"Come tutte le cose di qualità, non sono a buon mercato, costano circa tremila franchi l’uno. In una scuola tre armadietti, in un’altra cinque e vai con le altre e il conto è subito fatto..."
Di Roberto Caruso *
Chissà per quali ragioni a certe lezioni gli studenti non usano il telefonino, lo mettono via nello zaino senza fiatare. In altre, invece, non c’è verso di fare rispettare il regolamento scolastico. Una dinamica che evidentemente non dipende dalle norme vigenti, peraltro molto chiare. Tuttavia, ironia della sorte, credo si possa trovare una buona dose di bellezza anche nel potere dire e ridire ai ragazzi di spegnere il telefonino; magari un giorno questo non sarà più possibile, nel senso che non sarà più possibile spegnerlo per poi riaccenderlo.
Il telefonino funziona o non funziona, questa è la sua possibilità, lo si può accendere e spegnere molte volte. Secondo Heidegger, essere umani significa sapere che moriremo, che i nostri giorni sono contati. Una volta spenti, fine definitiva della propria rappresentazione scenica. Probabilmente anche per questo diciamo di non rimandare a domani quello che potremmo fare oggi, perché non è detto che per noi ci sarà un domani. Fallo ora, dai, non aspettare di essere a casa, metti il telefonino in carica in tutta sicurezza, qui a scuola si può fare.
Davvero? Certamente! Ma com’è possibile? Da non molto nei corridoi di alcune scuole ticinesi sono apparsi degli appositi armadietti per permettere agli studenti di ricaricare i loro cellulari. Sono belli, made in Switzerland, di solido acciaio, ciascuno con dieci sportellini dotati di serrature elettroniche. Gli scomparti si bloccano e sbloccano tramite una qualsiasi tessera con tecnologia contactless, ogni comparto è dotato di una presa elettrica.
Qualcuno s’è pure impegnato a redigere il modo d’uso con tanto di illustrazioni fotografiche.
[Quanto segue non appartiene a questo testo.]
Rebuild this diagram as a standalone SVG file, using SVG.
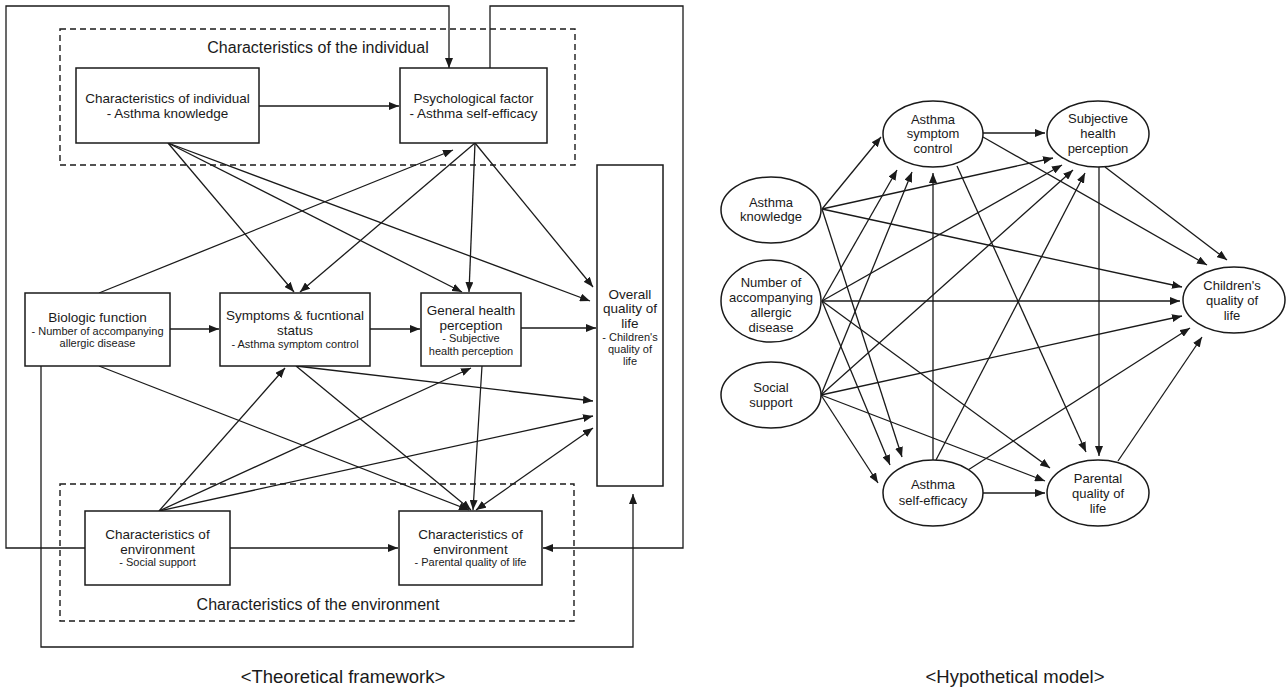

Una mano sostiene il telefonino e l’altra si accinge a inserire la spina di alimentazione, c’è pure la frase di accompagnamento: “Inserire nell’armadietto il dispositivo elettronico con il caricatore nella presa”.
Gli armadietti per la ricarica, come tutte le cose belle e di qualità, non sono a buon mercato, costano circa tremila franchi l’uno (trasporto incluso). In una scuola tre armadietti, in un’altra cinque e vai con le altre e il conto è subito fatto: decine di migliaia di franchi.
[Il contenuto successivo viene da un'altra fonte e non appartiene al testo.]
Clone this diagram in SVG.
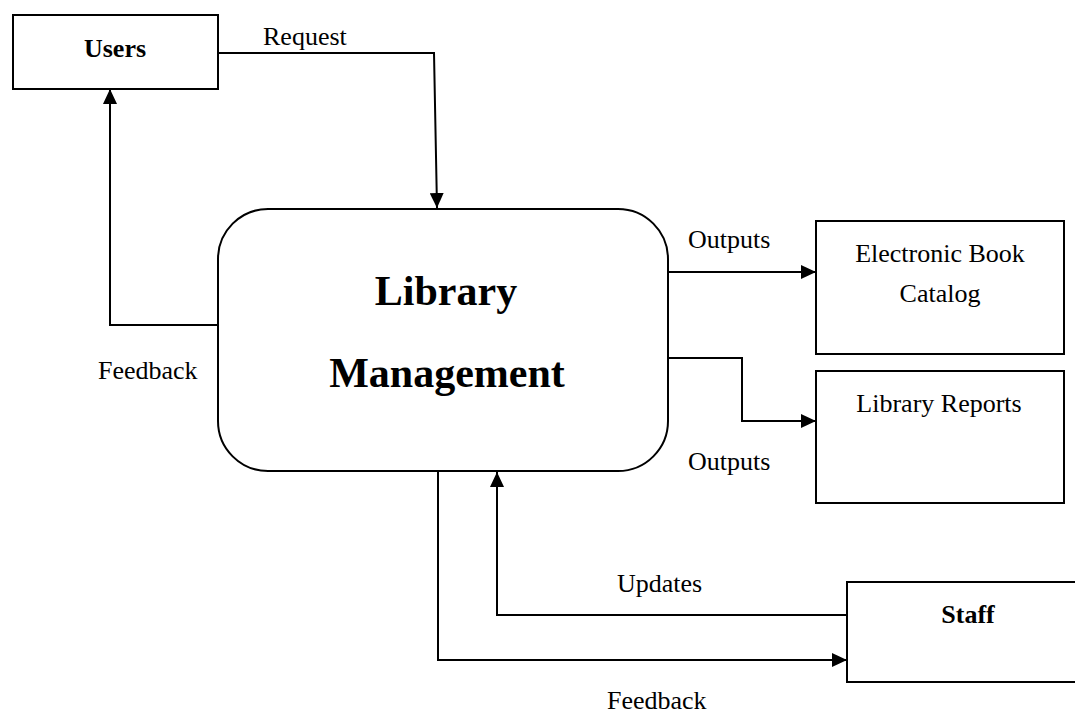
<svg xmlns="http://www.w3.org/2000/svg" width="1075" height="713" viewBox="0 0 1075 713">
<defs>
<style>
.box{fill:#fff;stroke:#000;stroke-width:2}
.ln{fill:none;stroke:#000;stroke-width:2}
.t{font-family:"Liberation Serif","Times New Roman",serif;font-size:26px;fill:#000}
.b{font-weight:bold}
.big{font-family:"Liberation Serif","Times New Roman",serif;font-size:42px;font-weight:bold;fill:#000}
</style>
<marker id="ah" viewBox="0 0 15 14" markerWidth="15" markerHeight="14" refX="15" refY="7" orient="auto" markerUnits="userSpaceOnUse">
<path d="M0,0 L15,7 L0,14 z" fill="#000"/>
</marker>
</defs>
<rect width="1075" height="713" fill="#fff"/>
<g id="connectors">
<path class="ln" d="M218,53 H434 L437,208" marker-end="url(#ah)"/>
<path class="ln" d="M218,325 H110 V89" marker-end="url(#ah)"/>
<path class="ln" d="M668,272 H816" marker-end="url(#ah)"/>
<path class="ln" d="M668,358 H742 V421 H816" marker-end="url(#ah)"/>
<path class="ln" d="M847,615 H497 V472" marker-end="url(#ah)"/>
<path class="ln" d="M438,471 V660 H847" marker-end="url(#ah)"/>
<text class="t" x="98" y="379">Feedback</text>
<text class="t" x="263" y="45">Request</text>
<text class="t" x="688" y="248">Outputs</text>
<text class="t" x="688" y="470">Outputs</text>
<text class="t" x="617" y="592">Updates</text>
<text class="t" x="607" y="709">Feedback</text>
</g>
<g id="users">
<rect class="box" x="13" y="15" width="205" height="74"/>
<text class="t b" x="115" y="57" text-anchor="middle">Users</text>
</g>
<g id="library-management">
<rect class="box" x="218" y="209" width="450" height="262" rx="50" ry="50"/>
<text class="big" x="446" y="305" text-anchor="middle">Library</text>
<text class="big" x="447" y="387" text-anchor="middle">Management</text>
</g>
<g id="ebook-catalog">
<rect class="box" x="816" y="221" width="248" height="133"/>
<text class="t" x="940" y="262" text-anchor="middle">Electronic Book</text>
<text class="t" x="940" y="302" text-anchor="middle">Catalog</text>
</g>
<g id="library-reports">
<rect class="box" x="816" y="371" width="248" height="132"/>
<text class="t" x="939" y="412" text-anchor="middle">Library Reports</text>
</g>
<g id="staff">
<rect class="box" x="847" y="582" width="240" height="100"/>
<text class="t b" x="968" y="623" text-anchor="middle">Staff</text>
</g>
</svg>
Tralasciando i quattrini, il messaggio pare chiaro quanto paradossale: se vieni in questo istituto scolastico non puoi usare il telefonino, ma lo puoi ricaricare in tutta tranquillità, sicurezza e gratuità. Detto così pare uno slogan di arruolamento. L’essenziale quanto elementare differenza fra un telefonino e un essere umano sembra scomparire tra le mura scolastiche, anche a lui non deve mancare l’energia vitale.
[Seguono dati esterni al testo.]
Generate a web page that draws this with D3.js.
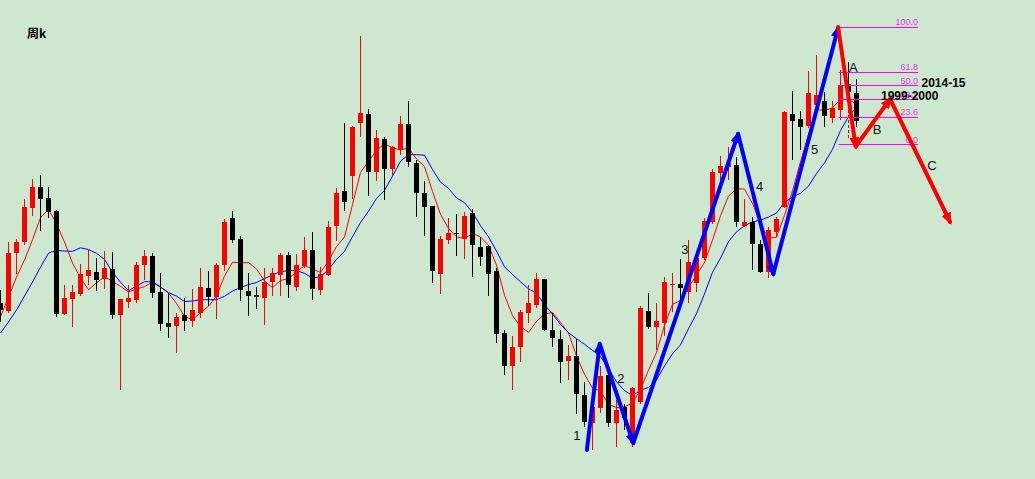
<!DOCTYPE html>
<html><head><meta charset="utf-8">
<script src="https://cdn.jsdelivr.net/npm/d3@7"></script>
<style>html,body{margin:0;padding:0;background:#cde8cf;overflow:hidden}svg{display:block}</style>
</head><body><svg id="c" width="1035" height="479"></svg>
<script>
// weekly candles (price units)
const openV  = [177,169,227,238,272,293,282,269,166,181,186,204,208,201,211,165,178,180,215,224,188,157,154,165,159,167,192,183,215,262,241,189,185,182,198,205,225,193,214,230,190,205,254,289,304,357,366,308,341,311,331,356,317,287,274,206,240,247,241,267,233,234,209,147,114,133,167,175,201,150,141,119,124,85,57,72,105,57,73,37,78,169,153,157,195,196,188,197,222,258,307,313,315,254,258,236,208,248,273,366,361,354,375,379,362,370,396,387];
const highV  = [190,238,241,281,301,305,293,270,195,195,216,231,222,229,228,181,195,218,230,227,207,187,167,182,191,212,209,217,261,269,244,207,193,212,212,227,228,226,243,248,213,259,292,357,354,444,371,350,343,334,364,379,320,299,274,244,262,266,268,271,243,235,212,150,144,170,195,207,201,167,150,135,141,98,87,114,108,80,76,93,174,187,177,203,207,221,240,227,262,311,324,333,323,281,263,240,253,263,369,389,369,409,425,388,379,410,418,401];
const lowV   = [158,167,206,235,264,249,262,163,165,153,184,195,189,191,161,90,172,177,200,182,149,142,127,149,153,162,174,161,209,237,179,164,171,155,184,184,182,189,212,180,185,204,239,269,281,343,284,299,280,304,325,313,263,244,197,186,236,224,221,203,214,184,137,105,90,118,157,172,149,133,97,100,66,53,30,67,53,33,50,33,76,151,130,144,168,177,177,188,220,256,287,300,253,253,210,207,202,243,272,320,330,352,368,353,357,360,380,353];
const closeV = [170,227,238,273,293,281,268,166,182,188,206,210,200,212,165,181,182,215,224,187,156,153,163,159,170,193,183,215,258,240,190,184,183,198,207,225,195,215,230,191,206,253,287,278,353,367,308,342,311,333,356,318,287,273,209,241,247,246,264,235,223,206,146,114,133,168,177,201,150,142,118,124,86,58,73,104,57,70,62,92,172,153,159,198,196,192,218,222,259,308,314,317,258,258,236,208,250,261,368,359,353,387,385,364,372,395,388,359];
// closes of the nine weeks before the first visible candle (feed the moving averages)
const priorCloses = [117,118,133,153,132.5,128.5,138,188,192];
const maPeriods = [5, 10];
const maColors = ["#ff0000", "#0000ff"];

// wave annotations [index, price]
const blueWave = [[73.3,30],[74.9,136],[79.1,37],[92.2,346],[96.6,206],[104.7,452]];
const redWave  = [[104.7,453],[106.9,333.5],[111.2,381],[118.7,258]];
const fibRatios = ["100.0","61.8","50.0","38.2","23.6","0.0"];
const fibHigh = 453.3, fibLow = 335.7, fibStart = 104.75, fibEnd = 114.7;
const waveLabels = [
  {t:"1", i:72.06, v:40}, {t:"2", i:77.56, v:97}, {t:"3", i:85.56, v:226},
  {t:"4", i:94.9, v:289}, {t:"5", i:101.75, v:326},
  {t:"A", i:106.6, v:408}, {t:"B", i:109.56, v:346}, {t:"C", i:116.44, v:310}
];
const periodLabels = [{t:"2014-15", i:115.125, v:393}, {t:"1999-2000", i:110.06, v:380}];
const dashedMark = {i:106, from:380, to:340};
const title = "周k";

const W = 1035, H = 479;
const svg = d3.select("#c");
svg.append("rect").attr("width", W).attr("height", H).attr("fill", "#cde8cf");

const x = d3.scaleLinear().domain([0, 129]).range([0.5, 1032.5]);
const y = d3.scaleLinear().domain([0, 480]).range([480, 0]);

const candles = openV.map((o, i) => ({i, o, h: highV[i], l: lowV[i], c: closeV[i]}));

// moving averages
const allC = priorCloses.concat(closeV);
const off = priorCloses.length;
maPeriods.forEach((n, mi) => {
  const pts = closeV.map((_, i) => {
    const s = allC.slice(i + off - n + 1, i + off + 1);
    return [i, d3.mean(s)];
  });
  svg.append("path")
    .attr("d", d3.line().x(d => x(d[0])).y(d => y(d[1]))(pts))
    .attr("fill", "none").attr("stroke", maColors[mi]).attr("stroke-width", 1);
});

// candles
const g = svg.append("g").attr("shape-rendering", "crispEdges");
candles.forEach(d => {
  const col = d.c >= d.o ? "#ff0000" : "#000000";
  g.append("line").attr("x1", x(d.i)).attr("x2", x(d.i))
    .attr("y1", Math.round(y(d.h))).attr("y2", Math.round(y(d.l)))
    .attr("stroke", col).attr("stroke-width", 1);
  const top = Math.round(y(Math.max(d.o, d.c)));
  const bot = Math.round(y(Math.min(d.o, d.c)));
  g.append("rect").attr("x", x(d.i) - 2.5).attr("y", top)
    .attr("width", 5).attr("height", Math.max(1, bot - top)).attr("fill", col);
});

// dashed mark
svg.append("line").attr("x1", x(dashedMark.i)).attr("x2", x(dashedMark.i))
  .attr("y1", y(dashedMark.from)).attr("y2", y(dashedMark.to))
  .attr("stroke", "#ff0000").attr("stroke-width", 1).attr("stroke-dasharray", "3,2");

// fib levels
const fg = svg.append("g");
fibRatios.forEach(r => {
  const v = fibLow + (fibHigh - fibLow) * (+r) / 100;
  fg.append("line").attr("x1", x(fibStart)).attr("x2", x(fibEnd))
    .attr("y1", Math.round(y(v)) + 0.5).attr("y2", Math.round(y(v)) + 0.5)
    .attr("stroke", "#ff00ff").attr("stroke-width", 1);
  fg.append("text").attr("x", x(fibEnd)).attr("y", y(v) - 1.5)
    .attr("text-anchor", "end").attr("font-family", "Liberation Sans, Arial, sans-serif")
    .attr("font-size", 9).attr("fill", "#ee33ee").text(r);
});

// arrow markers
const defs = svg.append("defs");
[["arB","#0000ff"],["arR","#ff0000"]].forEach(([id,c]) => {
  defs.append("marker").attr("id", id).attr("markerUnits", "userSpaceOnUse")
    .attr("markerWidth", 12).attr("markerHeight", 10).attr("refX", 9).attr("refY", 5)
    .attr("orient", "auto")
    .append("path").attr("d", "M0,0 L12,5 L0,10 Z").attr("fill", c);
});
function drawWave(pts, color, mid) {
  for (let k = 0; k < pts.length - 1; k++) {
    svg.append("line")
      .attr("x1", x(pts[k][0])).attr("y1", y(pts[k][1]))
      .attr("x2", x(pts[k+1][0])).attr("y2", y(pts[k+1][1]))
      .attr("stroke", color).attr("stroke-width", 4).attr("stroke-linecap", "round")
      .attr("marker-end", "url(#" + mid + ")");
  }
}
drawWave(blueWave, "#0000ff", "arB");
drawWave(redWave, "#ff0000", "arR");

// labels
waveLabels.forEach(d => {
  svg.append("text").attr("x", x(d.i)).attr("y", y(d.v)).attr("text-anchor", "middle")
    .attr("font-family", "Liberation Sans, Arial, sans-serif").attr("font-size", 13)
    .attr("fill", "#111").text(d.t);
});
periodLabels.forEach(d => {
  svg.append("text").attr("x", x(d.i)).attr("y", y(d.v))
    .attr("font-family", "Liberation Sans, Arial, sans-serif").attr("font-size", 12)
    .attr("font-weight", "bold").attr("fill", "#000").text(d.t);
});
svg.append("text").attr("x", 27).attr("y", 38)
  .attr("font-family", "Noto Sans CJK SC, sans-serif").attr("font-size", 12)
  .attr("font-weight", "bold").attr("fill", "#000").text(title);
</script>
</body></html>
Il cellulare proverà l’angoscia, quella di scaricarsi per poi spegnersi definitivamente, che ci spinge ad avere una coscienza e una esistenza propriamente umana? Chissà, forse un giorno rimarrà solo il miracolo della resurrezione di Lazzaro a ricordarci l’uguaglianza che per poco tempo ci fu tra un essere vivente e un telefonino. Lazzaro di Betania, silenzioso testimone dei segreti della morte, è stato acceso e spento e poi nuovamente riacceso e verosimilmente (ri)spento definitivamente.
Come mai si cade in simili paradossi? Probabilmente i pensieri da cui derivano le norme non sempre sono ancorati a principi educativi fatti realmente propri. Chi comprende e accetta tali principi, li fa diventare parte integrante del modo di pensare e agire, difficilmente corre il rischio di incorrere in siffatte contraddizioni.